- What needs to be done: Extract the lines that carry the string "this" from the listing.

Entries with chart source code:
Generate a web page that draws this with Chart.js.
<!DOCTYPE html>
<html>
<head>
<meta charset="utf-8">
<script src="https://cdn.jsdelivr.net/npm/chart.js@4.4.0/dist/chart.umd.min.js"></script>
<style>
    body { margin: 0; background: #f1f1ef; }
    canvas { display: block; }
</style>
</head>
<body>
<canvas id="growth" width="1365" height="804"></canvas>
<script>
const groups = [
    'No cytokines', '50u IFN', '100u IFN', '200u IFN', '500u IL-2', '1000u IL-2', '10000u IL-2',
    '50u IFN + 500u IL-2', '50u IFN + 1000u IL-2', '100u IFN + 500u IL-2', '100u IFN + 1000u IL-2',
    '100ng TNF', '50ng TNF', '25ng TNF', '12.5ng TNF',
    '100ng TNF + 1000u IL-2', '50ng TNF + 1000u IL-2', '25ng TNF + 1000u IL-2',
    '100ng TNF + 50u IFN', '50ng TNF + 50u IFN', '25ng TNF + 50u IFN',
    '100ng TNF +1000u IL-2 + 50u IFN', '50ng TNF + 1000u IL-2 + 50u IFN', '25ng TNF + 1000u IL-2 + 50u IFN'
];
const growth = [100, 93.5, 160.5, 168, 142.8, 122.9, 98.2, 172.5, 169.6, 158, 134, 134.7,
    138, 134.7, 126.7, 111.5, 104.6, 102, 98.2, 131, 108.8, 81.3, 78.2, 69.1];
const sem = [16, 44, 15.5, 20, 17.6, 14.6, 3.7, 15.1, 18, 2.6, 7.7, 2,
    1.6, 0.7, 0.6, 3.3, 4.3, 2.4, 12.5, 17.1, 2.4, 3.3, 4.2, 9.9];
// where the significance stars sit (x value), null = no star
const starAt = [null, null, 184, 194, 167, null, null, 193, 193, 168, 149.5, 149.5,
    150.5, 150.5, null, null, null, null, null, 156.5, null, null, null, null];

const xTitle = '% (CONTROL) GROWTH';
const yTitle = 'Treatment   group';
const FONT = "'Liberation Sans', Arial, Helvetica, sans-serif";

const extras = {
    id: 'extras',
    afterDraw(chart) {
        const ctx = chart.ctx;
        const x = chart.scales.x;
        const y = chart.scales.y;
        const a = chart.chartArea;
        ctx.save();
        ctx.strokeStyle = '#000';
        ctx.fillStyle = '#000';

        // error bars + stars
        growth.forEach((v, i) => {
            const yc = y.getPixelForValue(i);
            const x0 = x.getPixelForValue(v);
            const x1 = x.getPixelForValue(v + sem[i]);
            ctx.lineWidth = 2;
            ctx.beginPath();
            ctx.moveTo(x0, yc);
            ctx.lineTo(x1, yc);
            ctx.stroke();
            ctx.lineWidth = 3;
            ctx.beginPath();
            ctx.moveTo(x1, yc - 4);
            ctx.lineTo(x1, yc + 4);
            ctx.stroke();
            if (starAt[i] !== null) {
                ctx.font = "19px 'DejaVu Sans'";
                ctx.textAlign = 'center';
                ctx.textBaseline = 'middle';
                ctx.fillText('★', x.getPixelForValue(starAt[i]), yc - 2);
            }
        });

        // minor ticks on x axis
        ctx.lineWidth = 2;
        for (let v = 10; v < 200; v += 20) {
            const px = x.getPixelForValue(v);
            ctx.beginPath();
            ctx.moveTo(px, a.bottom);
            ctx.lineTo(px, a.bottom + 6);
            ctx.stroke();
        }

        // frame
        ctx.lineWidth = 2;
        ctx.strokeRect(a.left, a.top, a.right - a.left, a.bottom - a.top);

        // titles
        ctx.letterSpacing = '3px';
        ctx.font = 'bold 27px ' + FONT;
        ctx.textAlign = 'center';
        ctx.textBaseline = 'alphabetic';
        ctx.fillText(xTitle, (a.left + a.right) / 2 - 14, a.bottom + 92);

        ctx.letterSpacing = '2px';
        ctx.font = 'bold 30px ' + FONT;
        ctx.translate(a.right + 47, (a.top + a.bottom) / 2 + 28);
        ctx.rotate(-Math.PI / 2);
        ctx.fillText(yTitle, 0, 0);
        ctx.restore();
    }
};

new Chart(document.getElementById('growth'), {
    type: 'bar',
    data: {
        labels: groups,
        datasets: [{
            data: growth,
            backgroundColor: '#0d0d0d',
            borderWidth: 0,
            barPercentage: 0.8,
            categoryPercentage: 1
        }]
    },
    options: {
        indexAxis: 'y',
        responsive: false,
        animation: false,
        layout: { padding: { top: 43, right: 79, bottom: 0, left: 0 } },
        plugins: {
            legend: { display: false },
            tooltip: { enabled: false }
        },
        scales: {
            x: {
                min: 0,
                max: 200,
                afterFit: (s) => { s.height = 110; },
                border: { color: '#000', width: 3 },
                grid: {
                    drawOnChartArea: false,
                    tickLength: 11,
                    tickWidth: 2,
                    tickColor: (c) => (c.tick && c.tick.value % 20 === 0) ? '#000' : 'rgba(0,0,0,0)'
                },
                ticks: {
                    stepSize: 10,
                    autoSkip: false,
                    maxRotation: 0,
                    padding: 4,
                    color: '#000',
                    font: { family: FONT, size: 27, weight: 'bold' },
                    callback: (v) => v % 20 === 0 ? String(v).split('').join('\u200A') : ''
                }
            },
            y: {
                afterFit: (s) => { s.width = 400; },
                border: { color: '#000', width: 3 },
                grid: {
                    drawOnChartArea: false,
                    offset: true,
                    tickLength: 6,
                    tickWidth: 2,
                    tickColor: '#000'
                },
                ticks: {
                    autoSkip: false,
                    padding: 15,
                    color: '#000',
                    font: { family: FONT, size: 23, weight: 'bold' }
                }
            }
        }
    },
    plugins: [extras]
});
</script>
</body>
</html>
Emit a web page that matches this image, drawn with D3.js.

- Written reply:
Generate a web page that draws this with Chart.js.
Emit a web page that matches this image, drawn with D3.js.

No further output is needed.